Le risque inflationniste est très localisé. Nous ne sommes pas en 2021 ou l’économie occidentale sortait d’une année sous forte contrainte. L’ensemble de l’économie était à l’arrêt et la demande très forte qui s’était alors manifestée avait pris tout le monde de cours. Ce n’est clairement pas le cas maintenant. Les entreprises en Occident vont beaucoup mieux et sont désormais dans le mouvement. Elles ont une plus grande capacité à s’adapter. Il n’y a pas non plus de tensions sur les transports. Le prix des containers a franchement baissé et n’est plus du tout comparable à celui de l’été 2021. Ce dernier avait été une source du choc inflationniste en renchérissant le prix des intrants et en limitant les capacités disponibles. Ce n’est plus le cas avec une éventuelle crise chinoise.

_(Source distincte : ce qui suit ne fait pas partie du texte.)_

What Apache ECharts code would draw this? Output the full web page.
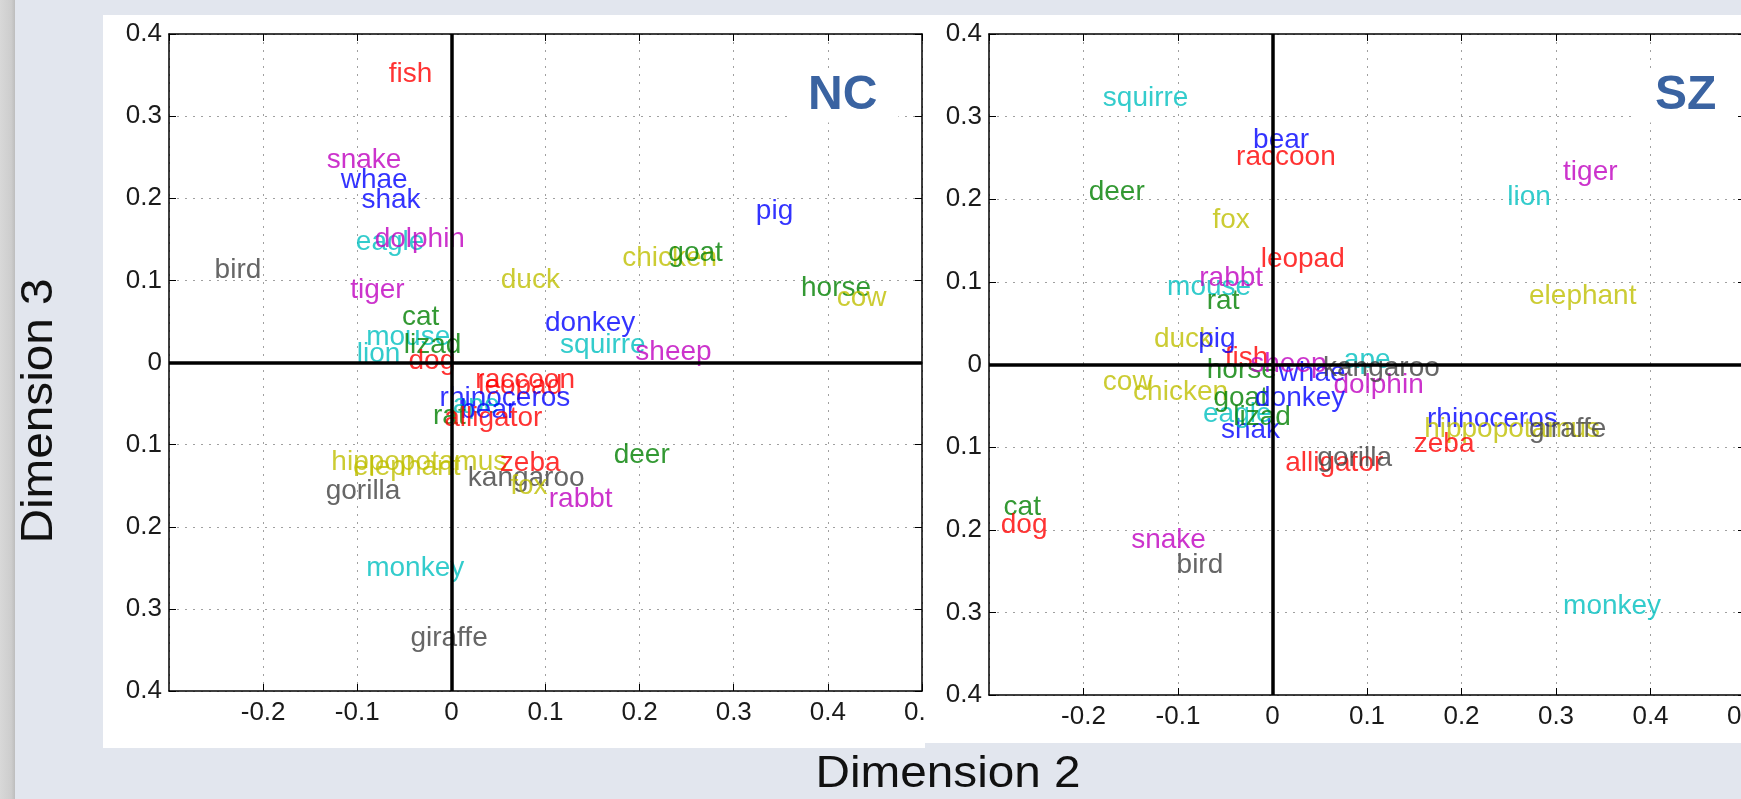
<!DOCTYPE html>
<html>
<head>
<meta charset="utf-8">
<title>NC / SZ - Dimension 2 vs Dimension 3</title>
<script src="https://cdn.jsdelivr.net/npm/echarts@6/dist/echarts.min.js"></script>
<style>
  html, body { margin: 0; padding: 0; background: #e2e6ee; }
  #chart { width: 1741px; height: 799px; }
</style>
</head>
<body>
<div id="chart"></div>
<script>
// labels exactly as they are printed on the plots
const animals = [
  'fish', 'snake', 'whae', 'shak', 'eagle', 'dolphin', 'bird', 'tiger', 'cat', 'mouse',
  'lizad', 'lion', 'dog', 'duck', 'pig', 'chicken', 'goat', 'horse', 'cow', 'donkey',
  'squirre', 'sheep', 'raccoon', 'leopad', 'rhinoceros', 'ape', 'bear', 'rat', 'alligator', 'hippopotamus',
  'elephant', 'zeba', 'kangaroo', 'fox', 'rabbt', 'deer', 'gorilla', 'monkey', 'giraffe'
]

// NC panel: dimension 2 (x), dimension 3 (y)
const ncDim2 = [
  -0.066, -0.132, -0.117, -0.095, -0.101, -0.081, -0.251, -0.107, -0.052, -0.090,
  -0.050, -0.100, -0.045, 0.053, 0.324, 0.182, 0.231, 0.372, 0.410, 0.100,
  0.116, 0.196, 0.026, 0.029, -0.012, 0.002, 0.010, -0.019, -0.007, -0.127,
  -0.104, 0.052, 0.018, 0.063, 0.104, 0.173, -0.133, -0.090, -0.043
]
const ncDim3 = [
  0.354, 0.249, 0.225, 0.201, 0.150, 0.153, 0.115, 0.091, 0.058, 0.034,
  0.024, 0.013, 0.005, 0.103, 0.187, 0.130, 0.136, 0.093, 0.081, 0.051,
  0.024, 0.016, -0.019, -0.026, -0.041, -0.049, -0.055, -0.063, -0.065, -0.118,
  -0.124, -0.120, -0.138, -0.148, -0.163, -0.110, -0.154, -0.248, -0.333
]

// SZ panel
const szDim2 = [
  -0.050, -0.149, 0.007, -0.054, -0.073, 0.065, -0.101, 0.308, -0.284, -0.111,
  -0.041, 0.249, -0.287, -0.125, -0.078, -0.147, -0.062, -0.069, -0.179, -0.018,
  -0.179, -0.023, -0.038, -0.012, 0.164, 0.076, -0.020, -0.069, 0.014, 0.161,
  0.272, 0.150, 0.054, -0.063, -0.077, -0.194, 0.048, 0.308, 0.272
]
const szDim3 = [
  0.011, -0.210, -0.008, -0.077, -0.057, -0.022, -0.240, 0.236, -0.170, 0.097,
  -0.061, 0.205, -0.192, 0.034, 0.034, -0.030, -0.038, -0.004, -0.018, -0.038,
  0.325, 0.003, 0.254, 0.130, -0.063, 0.008, 0.274, 0.080, -0.117, -0.075,
  0.085, -0.093, -0.002, 0.178, 0.107, 0.212, -0.111, -0.289, -0.075
]

// axis ranges
const dim2Range = [-0.3, 0.5]
const dim3Range = [-0.4, 0.4]
const tickStep = 0.1

const FONT = '"Liberation Sans", Arial, Helvetica, sans-serif'

// matlab style colour order, one colour per animal
const colorGroups = {
  '#ff0000': ['fish', 'dog', 'raccoon', 'leopad', 'alligator', 'zeba'],
  '#008000': ['cat', 'lizad', 'goat', 'horse', 'rat', 'deer'],
  '#0000ff': ['whae', 'shak', 'pig', 'donkey', 'rhinoceros', 'bear'],
  '#00bfbf': ['eagle', 'mouse', 'lion', 'squirre', 'ape', 'monkey'],
  '#bf00bf': ['snake', 'dolphin', 'tiger', 'sheep', 'rabbt'],
  '#bfbf00': ['duck', 'chicken', 'cow', 'hippopotamus', 'elephant', 'fox'],
  '#404040': ['bird', 'kangaroo', 'gorilla', 'giraffe'],
}
const colorOf = {}
Object.keys(colorGroups).forEach((c) => {
  colorGroups[c].forEach((name) => (colorOf[name] = c))
})

// one number format for ticks, minus sign is dropped on the y axis like the original
function fmt(v) {
  return String(Math.round(v * 10) / 10)
}

const panels = [
  { grid: { left: 169, top: 34, width: 753, height: 657 }, xs: ncDim2, ys: ncDim3, z: 0 },
  { grid: { left: 989, top: 34, width: 756, height: 661 }, xs: szDim2, ys: szDim3, z: 3 },
]

const boxLine = { show: true, onZero: false, lineStyle: { color: '#000', width: 1.5 } }
const inTick = { show: true, inside: true, length: 7, lineStyle: { color: '#000', width: 1 } }
const dotted = { show: true, lineStyle: { color: '#a0a0a0', width: 1, type: [2, 6] } }
const tickFont = { fontSize: 26, fontFamily: FONT, color: '#1a1a1a' }

const xAxis = []
const yAxis = []
const series = []
panels.forEach((p, i) => {
  const base = { gridIndex: i, type: 'value', interval: tickStep, z: p.z }
  xAxis.push(
    {
      ...base, position: 'bottom', min: dim2Range[0], max: dim2Range[1],
      axisLine: boxLine, axisTick: inTick, splitLine: dotted,
      axisLabel: { ...tickFont, margin: 9, showMinLabel: false, formatter: fmt },
    },
    {
      ...base, position: 'top', min: dim2Range[0], max: dim2Range[1],
      axisLine: boxLine, axisTick: inTick, splitLine: { show: false }, axisLabel: { show: false },
    }
  )
  yAxis.push(
    {
      ...base, position: 'left', min: dim3Range[0], max: dim3Range[1],
      axisLine: boxLine, axisTick: inTick, splitLine: dotted,
      axisLabel: { ...tickFont, margin: 7, formatter: (v) => fmt(Math.abs(v)) },
    },
    {
      ...base, position: 'right', min: dim3Range[0], max: dim3Range[1],
      axisLine: boxLine, axisTick: inTick, splitLine: { show: false }, axisLabel: { show: false },
    }
  )
  series.push({
    type: 'scatter',
    xAxisIndex: i * 2,
    yAxisIndex: i * 2,
    z: p.z + 1,
    silent: true,
    symbolSize: 1,
    itemStyle: { color: 'transparent' },
    // text starts at the point, vertically centred on it (matlab text() default)
    label: {
      show: true,
      position: [0, 3],
      align: 'left',
      verticalAlign: 'middle',
      fontSize: 28,
      fontFamily: FONT,
      formatter: '{b}',
    },
    labelLayout: { hideOverlap: false },
    data: animals.map((name, k) => ({
      name,
      value: [p.xs[k], p.ys[k]],
      label: { color: colorOf[name] },
    })),
    // thick zero lines
    markLine: {
      silent: true,
      symbol: ['none', 'none'],
      label: { show: false },
      lineStyle: { color: '#000', width: 3.5, type: 'solid' },
      data: [{ xAxis: 0 }, { yAxis: 0 }],
    },
  })
})

// panel letters with a white box that cuts the grid line behind them
function panelTag(text, x) {
  return {
    type: 'text',
    x,
    y: 96,
    z: 10,
    style: {
      text,
      font: 'bold 48px ' + FONT,
      fill: '#3a63a1',
      align: 'left',
      verticalAlign: 'middle',
      backgroundColor: '#fff',
      padding: [0, 21, 5, 18],
    },
  }
}

// outer axis titles, the original face is a bit wider than Liberation Sans
function axisTitle(text, x, y, rotation) {
  return {
    type: 'text',
    x,
    y,
    z: 10,
    rotation,
    scaleX: 1.06,
    style: { text, font: '45px ' + FONT, fill: '#111', align: 'center', verticalAlign: 'middle' },
  }
}

const graphic = [
  {
    type: 'rect',
    z: -20,
    shape: { x: 0, y: 0, width: 15, height: 799 },
    style: {
      fill: {
        type: 'linear', x: 0, y: 0, x2: 1, y2: 0,
        colorStops: [
          { offset: 0, color: '#d8d8d8' },
          { offset: 0.75, color: '#cdcdcd' },
          { offset: 1, color: '#bdbdbd' },
        ],
      },
    },
  },
  // left white panel
  { type: 'rect', z: -10, shape: { x: 103, y: 15, width: 822, height: 733 }, style: { fill: '#fff' } },
  // right white panel, sits over the end of the left axis labels
  { type: 'rect', z: 1, shape: { x: 925, y: 15, width: 816, height: 728 }, style: { fill: '#fff' } },
  panelTag('NC', 790),
  panelTag('SZ', 1637),
  axisTitle('Dimension 2', 948, 775, 0),
  axisTitle('Dimension 3', 40, 411, Math.PI / 2),
]

const chart = echarts.init(document.getElementById('chart'))
chart.setOption({
  animation: false,
  backgroundColor: '#e2e6ee',
  grid: panels.map((p) => ({ ...p.grid, outerBoundsMode: 'none' })),
  xAxis,
  yAxis,
  series,
  graphic,
})
</script>
</body>
</html>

Flahault Antoine : Le coronavirus se transmet en prenant le bateau, le train et surtout l’avion, mais par l’intermédiaire de personnes contaminées. Donc on pourrait à tout le moins effectuer des prélèvements systématiques de tous les voyageurs en provenance de Chine. Il faut un visa pour se rendre en Chine, il ne serait donc pas très compliqué de chercher à tester tous les voyageurs à leur retour de Chine, par exemple par des PCR salivaires, et de séquencer tous les prélèvements revenus positifs. On pourrait ainsi identifier et suivre les souches virales des voyageurs revenant de Chine et tenter d’en minimiser - ou au moins anticiper - le risque de propagation, à défaut de complètement chercher à le contrôler.

Comment comparer les impacts de cette nouvelle situation sanitaire avec les impacts macroéconomiques de la stratégie zéro Covid ?

Waechter Philippe : C’est un arbitrage entre le coût élevé du maintien de la politique qui ne menait nulle part et la levée de celle-ci afin de pouvoir un jour retrouver une certaine normalité. Les dirigeants chinois ont fait preuve de pragmatisme. Les pressions devaient pourtant être considérables car à la mi-octobre Xi s’était engagé à ne pas remettre en cause cette stratégie 0 covid. Quelle crédibilité a-t-il perdu ? C’est une question à laquelle on ne répondra que dans le temps.

Cela soulève deux types de risque. Une reprise en main politique lorsque la situation sanitaire aura retrouvé une certaine normalité. On sait que la répression peut être brutale.

Le deuxième risque est celui de l’isolement chinois après la mise en place des restrictions américaines. Cela pourrait se traduire par des changements d’alliance. On l’a vu récemment avec la venue de Xi en Arabie saoudite et le pied de nez de celle-ci à son allié historique que sont les Etats-Unis.

La Chine a tout intérêt à retrouver une capacité à manœuvrer, à disposer d’une plus grande autonomie. La politique 0Covid a ralenti la transformation de l’Empire du milieu. Celui-ci doit désormais avancer à marche forcé pour ne pas se faire distancer car les US la contraigne dès qu’ils le peuvent. La levée des restrictions sanitaires était une condition nécessaire pour y parvenir mais ce sera plus long et plus dur que le pensait Xi. L’économie n’y est plus aussi rutilante que par le passé et il faudra que Pékin l’admette.